Problem 2: Memory efficiency. A 500,000-row column of region names averaging 8 characters each occupies 4 MB as raw strings (plus object overhead in JavaScript). Dictionary-encoded, it is a 2 MB Uint32Array plus a few hundred bytes for the dictionary. The GPU buffer upload is half the size.
Problem 3: Group-by performance. Grouping by string equality requires hashing each string. Grouping by integer index requires no hashing. The dictionary index is the group key. For a column with 50 unique values, the group key is a number between 0 and 49, which maps directly to an array offset in the accumulator. Zero hash collisions. Zero rehashing.
Offline-first and hybrid architectures
The engine is designed for datasets that can be loaded once and queried many times. The initial data load (downloading 25 to 40 MB of columnar data) takes 1 to 3 seconds on a typical enterprise connection. Every subsequent query runs locally in under 15 ms.
This enables architectures where the server pushes a data snapshot to the client on load, and the client handles all filtering, aggregation, and sorting locally. The server is contacted only for writes, data refreshes, or queries that span more data than the client holds.

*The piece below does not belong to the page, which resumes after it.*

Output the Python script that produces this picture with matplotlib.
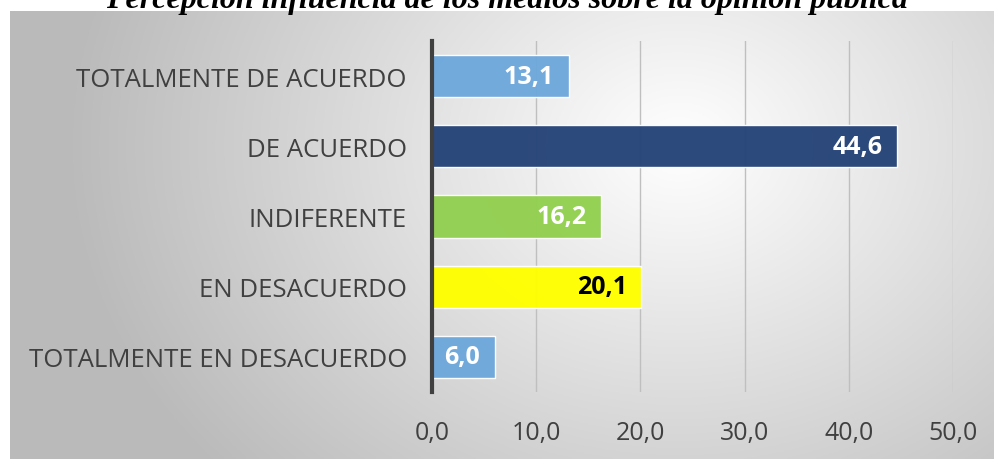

For dashboards with 5 to 10 linked charts, each generating a query on every user interaction, the difference is dramatic. Server-round-trip architecture: 500 ms to 3 seconds per interaction (serialized queries, network latency, connection pool contention). Client-side engine: 5 to 30 ms per interaction, all charts updating within a single animation frame.
This is the architectural direction behind our enterprise AI automation infrastructure. Move compute to where the data lives. Eliminate the round-trips that your users feel but your backend metrics fail to capture. Probe the hardware, route each operation to its optimal tier, and let the browser do what it is increasingly capable of doing: real computation, not just rendering.